+++ EXERCISE MATERIAL +++

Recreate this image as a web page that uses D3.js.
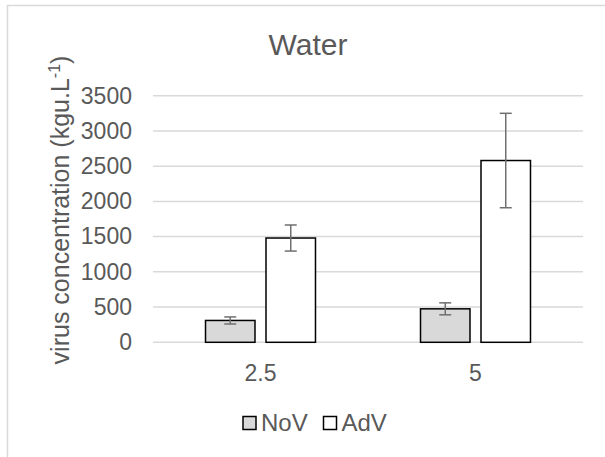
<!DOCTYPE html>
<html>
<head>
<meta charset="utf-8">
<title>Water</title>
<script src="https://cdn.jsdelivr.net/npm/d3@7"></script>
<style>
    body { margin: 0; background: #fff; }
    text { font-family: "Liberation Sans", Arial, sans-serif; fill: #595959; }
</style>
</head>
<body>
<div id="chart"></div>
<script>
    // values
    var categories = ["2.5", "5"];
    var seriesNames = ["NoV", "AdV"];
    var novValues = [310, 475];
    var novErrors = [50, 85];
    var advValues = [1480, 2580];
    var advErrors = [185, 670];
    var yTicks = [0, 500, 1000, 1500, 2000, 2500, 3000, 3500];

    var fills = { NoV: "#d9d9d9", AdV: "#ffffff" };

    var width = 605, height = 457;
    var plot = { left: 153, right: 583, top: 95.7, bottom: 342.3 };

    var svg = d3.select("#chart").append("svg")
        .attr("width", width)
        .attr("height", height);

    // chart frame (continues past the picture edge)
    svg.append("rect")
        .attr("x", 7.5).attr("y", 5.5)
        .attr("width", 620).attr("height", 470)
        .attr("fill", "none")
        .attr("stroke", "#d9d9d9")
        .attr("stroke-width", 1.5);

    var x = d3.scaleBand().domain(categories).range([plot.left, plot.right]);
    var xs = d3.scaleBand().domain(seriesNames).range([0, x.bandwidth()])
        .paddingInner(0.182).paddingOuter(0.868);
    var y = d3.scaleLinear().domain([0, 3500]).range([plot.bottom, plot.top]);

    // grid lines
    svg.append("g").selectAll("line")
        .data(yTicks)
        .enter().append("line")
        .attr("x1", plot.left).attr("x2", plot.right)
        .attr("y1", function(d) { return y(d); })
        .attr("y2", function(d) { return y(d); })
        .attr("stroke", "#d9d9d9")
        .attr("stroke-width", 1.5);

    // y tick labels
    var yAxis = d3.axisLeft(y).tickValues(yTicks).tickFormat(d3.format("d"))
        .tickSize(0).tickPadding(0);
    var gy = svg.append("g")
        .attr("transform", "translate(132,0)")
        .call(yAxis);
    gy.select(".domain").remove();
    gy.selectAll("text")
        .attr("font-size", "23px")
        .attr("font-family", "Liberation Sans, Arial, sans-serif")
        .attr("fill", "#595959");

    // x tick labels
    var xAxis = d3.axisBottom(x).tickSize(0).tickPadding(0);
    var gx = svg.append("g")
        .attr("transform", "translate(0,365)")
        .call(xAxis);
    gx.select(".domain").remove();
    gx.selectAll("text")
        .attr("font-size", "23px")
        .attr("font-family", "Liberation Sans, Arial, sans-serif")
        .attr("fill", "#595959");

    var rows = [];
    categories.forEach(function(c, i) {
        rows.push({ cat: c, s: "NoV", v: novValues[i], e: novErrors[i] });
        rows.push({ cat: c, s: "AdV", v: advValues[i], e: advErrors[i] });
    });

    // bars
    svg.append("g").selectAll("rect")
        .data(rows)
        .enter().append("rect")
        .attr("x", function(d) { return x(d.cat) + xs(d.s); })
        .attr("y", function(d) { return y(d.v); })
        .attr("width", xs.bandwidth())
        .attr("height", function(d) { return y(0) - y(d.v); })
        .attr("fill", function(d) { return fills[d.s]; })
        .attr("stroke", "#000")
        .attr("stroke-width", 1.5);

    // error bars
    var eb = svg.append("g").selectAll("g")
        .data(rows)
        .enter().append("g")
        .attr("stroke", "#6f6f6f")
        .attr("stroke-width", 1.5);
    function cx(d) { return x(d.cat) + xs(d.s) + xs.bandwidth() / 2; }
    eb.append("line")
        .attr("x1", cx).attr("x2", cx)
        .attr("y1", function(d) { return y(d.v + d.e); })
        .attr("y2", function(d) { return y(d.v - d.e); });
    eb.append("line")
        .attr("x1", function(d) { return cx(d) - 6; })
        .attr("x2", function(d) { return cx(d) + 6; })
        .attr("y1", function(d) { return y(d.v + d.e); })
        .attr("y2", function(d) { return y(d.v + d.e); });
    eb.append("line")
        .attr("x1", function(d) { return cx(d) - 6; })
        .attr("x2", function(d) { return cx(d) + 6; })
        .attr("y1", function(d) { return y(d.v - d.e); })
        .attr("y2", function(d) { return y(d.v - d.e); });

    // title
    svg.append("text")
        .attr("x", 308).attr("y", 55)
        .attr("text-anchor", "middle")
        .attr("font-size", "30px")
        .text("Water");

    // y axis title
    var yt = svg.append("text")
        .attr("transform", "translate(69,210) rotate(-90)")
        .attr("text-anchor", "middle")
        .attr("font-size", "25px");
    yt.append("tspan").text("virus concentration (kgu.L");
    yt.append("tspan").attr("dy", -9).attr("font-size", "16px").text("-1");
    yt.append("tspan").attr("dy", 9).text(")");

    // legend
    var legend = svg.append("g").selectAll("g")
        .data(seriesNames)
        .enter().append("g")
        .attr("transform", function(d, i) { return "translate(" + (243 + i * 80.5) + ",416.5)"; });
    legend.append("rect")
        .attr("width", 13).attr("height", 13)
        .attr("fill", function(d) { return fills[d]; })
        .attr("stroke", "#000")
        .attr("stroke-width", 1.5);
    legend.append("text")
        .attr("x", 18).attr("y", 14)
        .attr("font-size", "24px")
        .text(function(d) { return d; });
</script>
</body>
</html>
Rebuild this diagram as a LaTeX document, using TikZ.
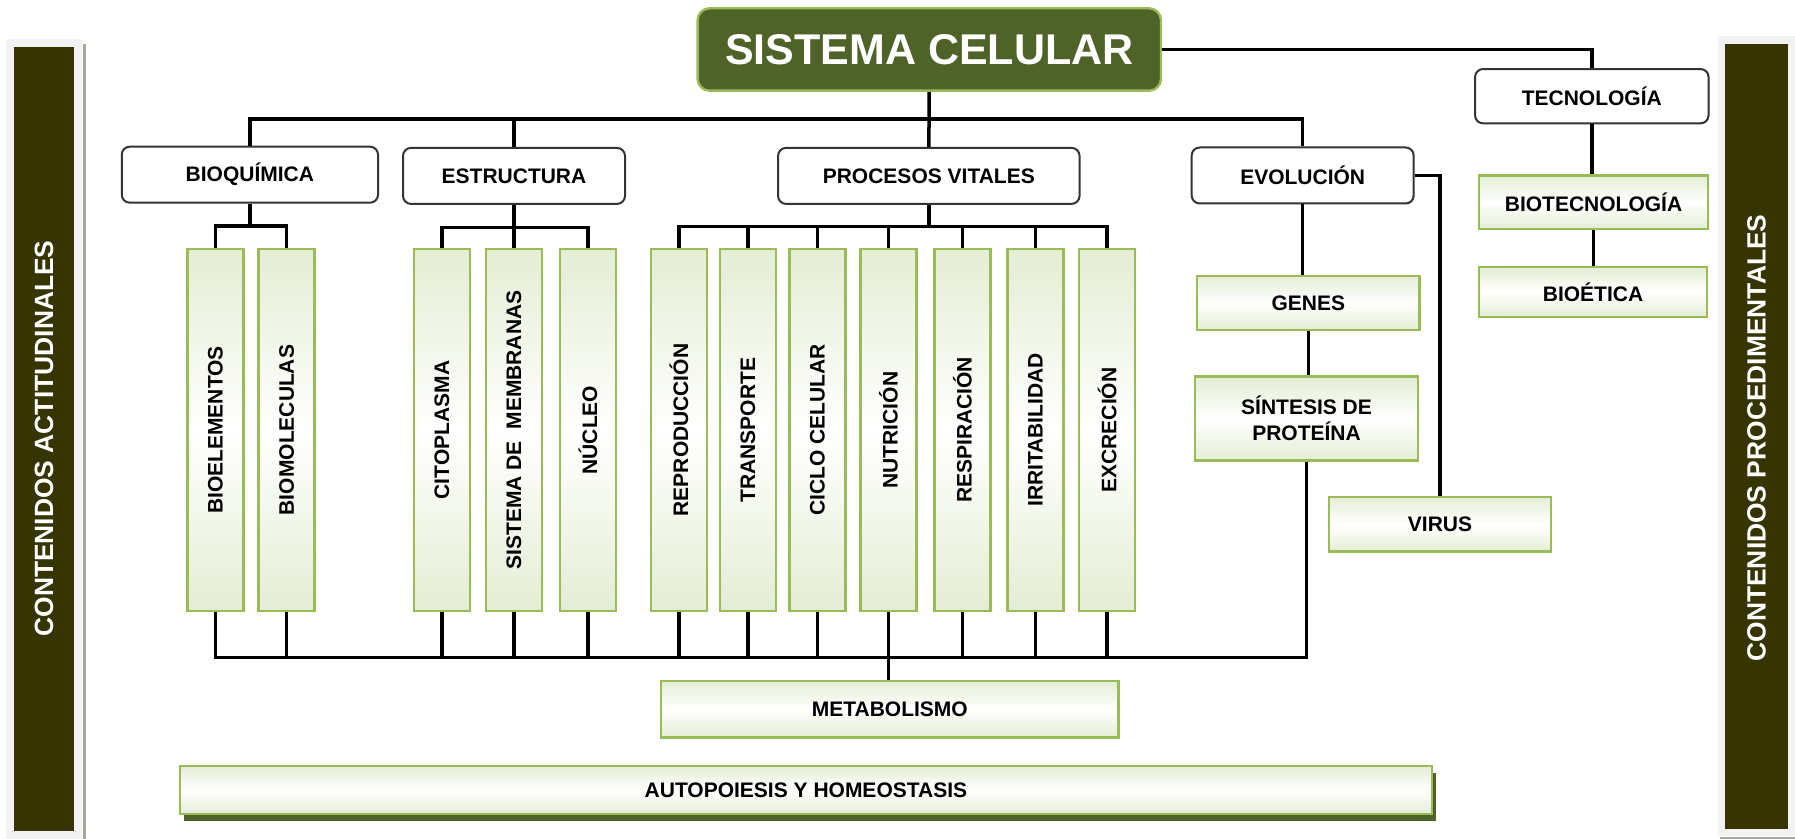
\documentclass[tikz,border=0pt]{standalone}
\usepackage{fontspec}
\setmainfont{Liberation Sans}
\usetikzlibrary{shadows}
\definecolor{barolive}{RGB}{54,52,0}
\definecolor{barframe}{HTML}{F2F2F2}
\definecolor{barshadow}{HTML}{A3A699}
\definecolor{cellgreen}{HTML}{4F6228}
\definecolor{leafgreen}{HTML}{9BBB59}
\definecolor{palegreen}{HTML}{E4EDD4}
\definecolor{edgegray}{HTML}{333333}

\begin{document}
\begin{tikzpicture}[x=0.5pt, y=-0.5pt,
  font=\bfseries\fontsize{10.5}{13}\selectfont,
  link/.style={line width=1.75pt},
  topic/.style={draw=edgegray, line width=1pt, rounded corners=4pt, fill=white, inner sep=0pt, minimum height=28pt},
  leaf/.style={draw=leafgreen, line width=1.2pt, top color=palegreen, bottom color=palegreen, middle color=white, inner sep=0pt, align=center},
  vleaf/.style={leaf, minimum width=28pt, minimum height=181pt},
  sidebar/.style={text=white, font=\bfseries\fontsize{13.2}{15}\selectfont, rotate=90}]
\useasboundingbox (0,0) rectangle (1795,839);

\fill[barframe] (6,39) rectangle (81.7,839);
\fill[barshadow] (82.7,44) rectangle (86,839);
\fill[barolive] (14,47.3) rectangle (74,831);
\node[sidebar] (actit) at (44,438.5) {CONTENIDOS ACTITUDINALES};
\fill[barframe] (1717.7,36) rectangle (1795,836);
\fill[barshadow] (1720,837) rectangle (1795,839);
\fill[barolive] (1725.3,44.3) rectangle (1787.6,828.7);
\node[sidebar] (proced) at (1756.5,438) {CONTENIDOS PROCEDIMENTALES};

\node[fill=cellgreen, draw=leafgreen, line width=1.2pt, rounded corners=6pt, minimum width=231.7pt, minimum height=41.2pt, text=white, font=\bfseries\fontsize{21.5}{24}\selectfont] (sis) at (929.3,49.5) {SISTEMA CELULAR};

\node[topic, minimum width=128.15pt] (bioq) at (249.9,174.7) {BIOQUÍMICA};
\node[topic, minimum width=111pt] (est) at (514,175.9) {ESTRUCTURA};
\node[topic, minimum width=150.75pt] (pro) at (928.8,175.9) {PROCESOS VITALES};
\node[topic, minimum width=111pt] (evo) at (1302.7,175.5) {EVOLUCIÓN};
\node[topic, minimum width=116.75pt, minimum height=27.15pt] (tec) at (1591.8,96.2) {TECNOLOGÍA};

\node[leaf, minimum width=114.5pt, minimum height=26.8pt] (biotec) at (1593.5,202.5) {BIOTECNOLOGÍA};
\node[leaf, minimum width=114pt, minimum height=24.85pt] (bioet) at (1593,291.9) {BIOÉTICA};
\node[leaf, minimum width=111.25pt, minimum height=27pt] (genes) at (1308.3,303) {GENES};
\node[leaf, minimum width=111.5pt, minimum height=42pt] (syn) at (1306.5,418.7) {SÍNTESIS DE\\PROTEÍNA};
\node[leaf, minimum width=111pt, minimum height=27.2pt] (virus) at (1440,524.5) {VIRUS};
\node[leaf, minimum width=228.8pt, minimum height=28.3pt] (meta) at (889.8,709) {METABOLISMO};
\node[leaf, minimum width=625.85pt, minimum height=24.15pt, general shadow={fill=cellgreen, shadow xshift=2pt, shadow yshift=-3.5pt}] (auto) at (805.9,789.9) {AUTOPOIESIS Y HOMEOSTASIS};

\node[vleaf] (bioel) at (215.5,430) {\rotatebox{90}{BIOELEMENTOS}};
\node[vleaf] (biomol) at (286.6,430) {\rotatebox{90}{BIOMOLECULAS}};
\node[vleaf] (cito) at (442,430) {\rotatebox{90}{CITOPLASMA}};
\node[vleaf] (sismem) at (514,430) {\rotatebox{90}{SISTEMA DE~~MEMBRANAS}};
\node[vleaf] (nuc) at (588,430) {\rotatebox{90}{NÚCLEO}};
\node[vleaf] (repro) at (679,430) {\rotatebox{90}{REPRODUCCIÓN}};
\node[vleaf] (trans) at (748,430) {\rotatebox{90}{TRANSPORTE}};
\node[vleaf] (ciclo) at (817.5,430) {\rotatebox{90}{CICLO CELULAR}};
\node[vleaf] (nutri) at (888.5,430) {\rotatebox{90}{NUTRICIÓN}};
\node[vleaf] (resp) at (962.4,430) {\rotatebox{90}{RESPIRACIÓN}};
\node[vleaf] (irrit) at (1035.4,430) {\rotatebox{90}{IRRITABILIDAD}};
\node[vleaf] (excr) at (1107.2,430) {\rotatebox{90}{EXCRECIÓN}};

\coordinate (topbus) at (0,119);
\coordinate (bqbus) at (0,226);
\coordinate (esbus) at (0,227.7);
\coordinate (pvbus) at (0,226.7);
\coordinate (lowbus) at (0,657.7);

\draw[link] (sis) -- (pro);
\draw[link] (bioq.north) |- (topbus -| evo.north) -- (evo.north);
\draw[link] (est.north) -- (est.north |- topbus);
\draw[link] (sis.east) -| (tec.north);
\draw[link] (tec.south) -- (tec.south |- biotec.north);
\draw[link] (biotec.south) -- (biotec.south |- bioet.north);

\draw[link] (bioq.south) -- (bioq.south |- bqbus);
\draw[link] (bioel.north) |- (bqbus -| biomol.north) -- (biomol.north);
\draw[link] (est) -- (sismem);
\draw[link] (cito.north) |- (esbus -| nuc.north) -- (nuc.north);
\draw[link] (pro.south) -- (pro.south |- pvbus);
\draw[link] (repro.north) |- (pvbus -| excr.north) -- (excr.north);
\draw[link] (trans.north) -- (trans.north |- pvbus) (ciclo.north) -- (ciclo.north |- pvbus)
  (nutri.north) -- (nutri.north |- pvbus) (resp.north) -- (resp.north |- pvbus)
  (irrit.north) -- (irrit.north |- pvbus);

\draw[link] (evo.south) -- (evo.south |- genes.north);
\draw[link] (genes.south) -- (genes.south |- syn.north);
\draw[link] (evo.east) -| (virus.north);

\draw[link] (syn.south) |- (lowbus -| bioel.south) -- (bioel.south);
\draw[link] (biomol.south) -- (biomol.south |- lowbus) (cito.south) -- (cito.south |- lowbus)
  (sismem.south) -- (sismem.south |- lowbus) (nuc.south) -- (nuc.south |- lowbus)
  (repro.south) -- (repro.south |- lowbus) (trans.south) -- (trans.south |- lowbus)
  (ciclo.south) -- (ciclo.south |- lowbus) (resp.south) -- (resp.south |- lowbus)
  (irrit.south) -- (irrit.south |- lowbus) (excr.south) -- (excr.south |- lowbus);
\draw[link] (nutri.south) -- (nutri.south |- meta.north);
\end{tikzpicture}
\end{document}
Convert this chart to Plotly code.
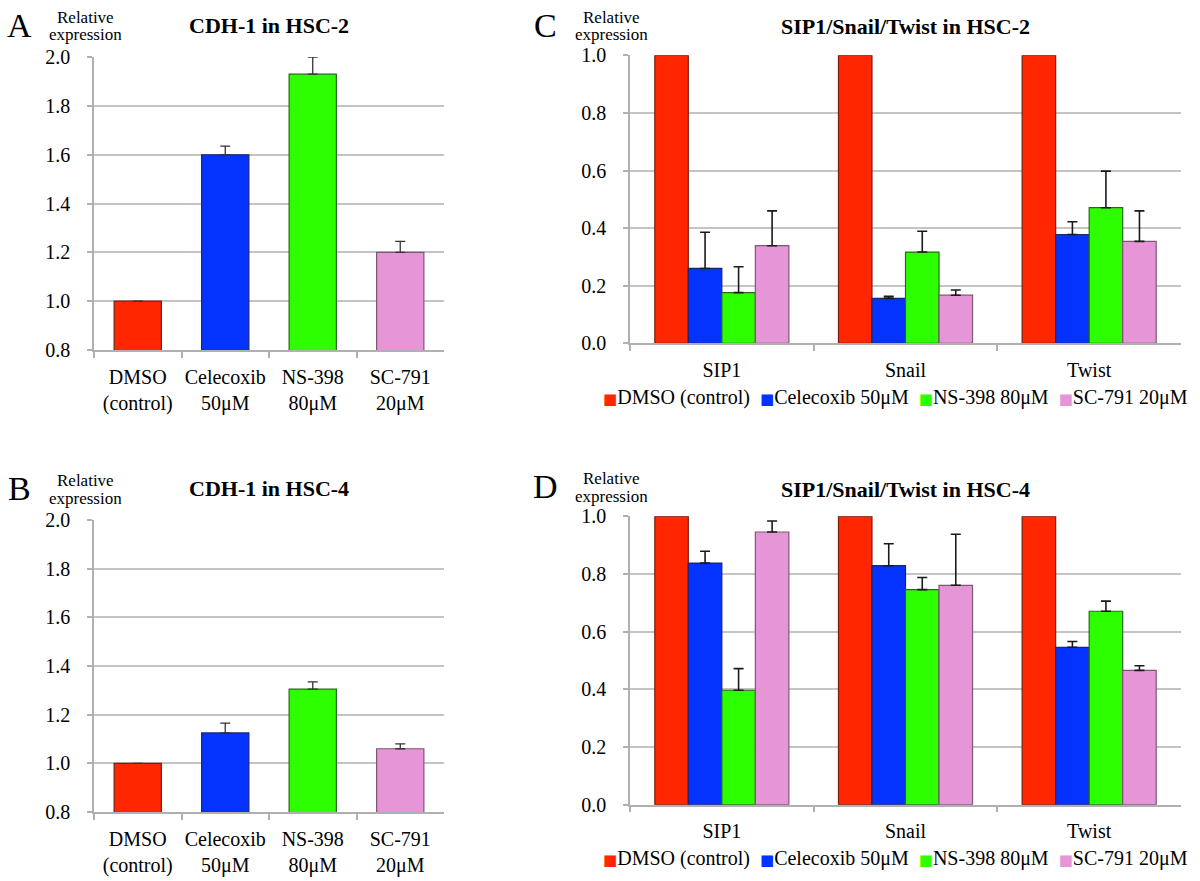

+++

Start at the line above containing "Rebuild this diagram" and stop at the line containing "(proced) at (1756.5,438)": print those lines and everything between them exactly, but not the pictures.

▶ **CORRECT RESPONSE**:
Rebuild this diagram as a LaTeX document, using TikZ.
\documentclass[tikz,border=0pt]{standalone}
\usepackage{fontspec}
\setmainfont{Liberation Sans}
\usetikzlibrary{shadows}
\definecolor{barolive}{RGB}{54,52,0}
\definecolor{barframe}{HTML}{F2F2F2}
\definecolor{barshadow}{HTML}{A3A699}
\definecolor{cellgreen}{HTML}{4F6228}
\definecolor{leafgreen}{HTML}{9BBB59}
\definecolor{palegreen}{HTML}{E4EDD4}
\definecolor{edgegray}{HTML}{333333}

\begin{document}
\begin{tikzpicture}[x=0.5pt, y=-0.5pt,
  font=\bfseries\fontsize{10.5}{13}\selectfont,
  link/.style={line width=1.75pt},
  topic/.style={draw=edgegray, line width=1pt, rounded corners=4pt, fill=white, inner sep=0pt, minimum height=28pt},
  leaf/.style={draw=leafgreen, line width=1.2pt, top color=palegreen, bottom color=palegreen, middle color=white, inner sep=0pt, align=center},
  vleaf/.style={leaf, minimum width=28pt, minimum height=181pt},
  sidebar/.style={text=white, font=\bfseries\fontsize{13.2}{15}\selectfont, rotate=90}]
\useasboundingbox (0,0) rectangle (1795,839);

\fill[barframe] (6,39) rectangle (81.7,839);
\fill[barshadow] (82.7,44) rectangle (86,839);
\fill[barolive] (14,47.3) rectangle (74,831);
\node[sidebar] (actit) at (44,438.5) {CONTENIDOS ACTITUDINALES};
\fill[barframe] (1717.7,36) rectangle (1795,836);
\fill[barshadow] (1720,837) rectangle (1795,839);
\fill[barolive] (1725.3,44.3) rectangle (1787.6,828.7);
\node[sidebar] (proced) at (1756.5,438) {CONTENIDOS PROCEDIMENTALES};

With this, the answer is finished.